Cowley added that Mr. Irving made him and the other men feel uncomfortable by telling them every ridiculous thing they’d been doing.

Concerning the sad trouble over the fur sample that had been sent to Harry Price, Fodor related that Irving had told Gef about it.  "The expert thought it was that of the dog," Irving informed Gef, who answered: "He should not think, he should know. He damn well does not know what I am."

Fodor reported about the rabbits killed by Gef: "One eye of the rabbit is always poked out and there is a clot of blood on its nose, sometimes behind the ears."

At the time of Fodor’s visit, Gef was reported to have caught 244 rabbits.

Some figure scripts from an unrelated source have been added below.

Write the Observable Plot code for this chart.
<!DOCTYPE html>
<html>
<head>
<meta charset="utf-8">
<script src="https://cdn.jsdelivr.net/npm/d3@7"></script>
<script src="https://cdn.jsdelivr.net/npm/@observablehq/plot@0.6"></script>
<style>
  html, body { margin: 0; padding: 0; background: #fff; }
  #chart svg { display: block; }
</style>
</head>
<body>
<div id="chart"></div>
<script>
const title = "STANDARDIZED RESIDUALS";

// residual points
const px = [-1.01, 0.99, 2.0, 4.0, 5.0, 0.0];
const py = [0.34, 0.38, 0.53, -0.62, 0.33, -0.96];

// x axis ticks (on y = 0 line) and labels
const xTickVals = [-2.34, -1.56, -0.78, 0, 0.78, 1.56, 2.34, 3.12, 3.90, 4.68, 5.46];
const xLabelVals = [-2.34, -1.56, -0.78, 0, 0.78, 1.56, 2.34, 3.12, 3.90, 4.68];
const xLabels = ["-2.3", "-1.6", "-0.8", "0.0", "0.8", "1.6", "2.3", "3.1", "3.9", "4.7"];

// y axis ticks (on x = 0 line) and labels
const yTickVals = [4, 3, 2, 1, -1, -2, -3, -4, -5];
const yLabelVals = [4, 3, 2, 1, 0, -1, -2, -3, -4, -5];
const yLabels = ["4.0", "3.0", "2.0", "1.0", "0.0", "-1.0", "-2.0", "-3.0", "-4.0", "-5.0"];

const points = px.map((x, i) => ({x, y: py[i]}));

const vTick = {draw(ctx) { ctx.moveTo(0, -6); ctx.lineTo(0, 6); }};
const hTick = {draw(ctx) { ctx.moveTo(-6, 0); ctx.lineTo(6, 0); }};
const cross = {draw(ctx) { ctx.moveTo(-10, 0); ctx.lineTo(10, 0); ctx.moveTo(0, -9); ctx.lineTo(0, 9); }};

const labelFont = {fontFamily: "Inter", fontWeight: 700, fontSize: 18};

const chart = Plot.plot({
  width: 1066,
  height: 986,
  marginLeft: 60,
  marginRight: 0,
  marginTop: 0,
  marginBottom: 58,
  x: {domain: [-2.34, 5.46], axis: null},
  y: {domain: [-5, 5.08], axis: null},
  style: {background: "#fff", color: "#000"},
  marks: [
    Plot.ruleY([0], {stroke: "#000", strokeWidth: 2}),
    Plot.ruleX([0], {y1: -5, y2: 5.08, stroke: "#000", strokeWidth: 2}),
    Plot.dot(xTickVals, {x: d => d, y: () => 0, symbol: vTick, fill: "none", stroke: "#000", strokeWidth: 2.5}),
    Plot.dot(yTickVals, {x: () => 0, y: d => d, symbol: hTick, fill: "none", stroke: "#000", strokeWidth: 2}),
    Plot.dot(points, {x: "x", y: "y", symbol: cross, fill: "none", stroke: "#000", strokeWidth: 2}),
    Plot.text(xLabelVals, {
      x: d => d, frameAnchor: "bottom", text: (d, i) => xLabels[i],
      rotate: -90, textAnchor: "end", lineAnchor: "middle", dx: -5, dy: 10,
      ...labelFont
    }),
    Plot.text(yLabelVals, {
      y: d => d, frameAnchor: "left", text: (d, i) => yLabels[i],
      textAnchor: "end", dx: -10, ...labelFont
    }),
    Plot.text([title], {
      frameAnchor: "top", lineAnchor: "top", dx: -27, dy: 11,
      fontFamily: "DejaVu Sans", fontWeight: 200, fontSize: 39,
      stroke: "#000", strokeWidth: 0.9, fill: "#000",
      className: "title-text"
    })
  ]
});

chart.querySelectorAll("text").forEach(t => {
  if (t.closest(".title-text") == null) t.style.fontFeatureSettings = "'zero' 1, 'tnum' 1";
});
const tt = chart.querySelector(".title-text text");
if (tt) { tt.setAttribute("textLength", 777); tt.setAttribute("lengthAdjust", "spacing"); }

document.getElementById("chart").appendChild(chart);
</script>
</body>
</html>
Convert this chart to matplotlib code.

Fodor explained further about the family: "The only meat they knew was rabbit, when Gef provided them, or when they caught them with snares . . . Most of the rabbits had to be sold because they fetched seven-pence apiece . . ."

A 1970 article about ‘the talking mongoose’ appeared in Fate magazine.  The writer, Walter McGraw, stated that he was an acquaintance of Nandor Fodor and had interviewed Voirrey Irving. The question McGraw most wanted answered was what happened to Gef?

Voirrey says she does not know.   The last she remembers his being around the farm was in 1938 or 1939.  He seemed to go away for longer and longer periods of time, and then he just never showed up again.  He had made no statements about leaving; there had been no good-byes; he simply was gone.

Price and Lambert wrote in The Haunting of Cashen’s Gap that "in the whole history of such phenomena there is no known case of a poltergeist assuming the form of a talking animal, and conversing with human beings intelligently and at length"; however, they ignored incidents documented in what is known as ‘The Bell Witch’ talking poltergeist case.

The first book about this case was published in 1894 and is entitled An Authenticated History of the Famous Bell Witch and Other Stories of the World’s Greatest Unexplained Phenomenon by M. V. Ingram.  The book includes many eyewitness testimonials.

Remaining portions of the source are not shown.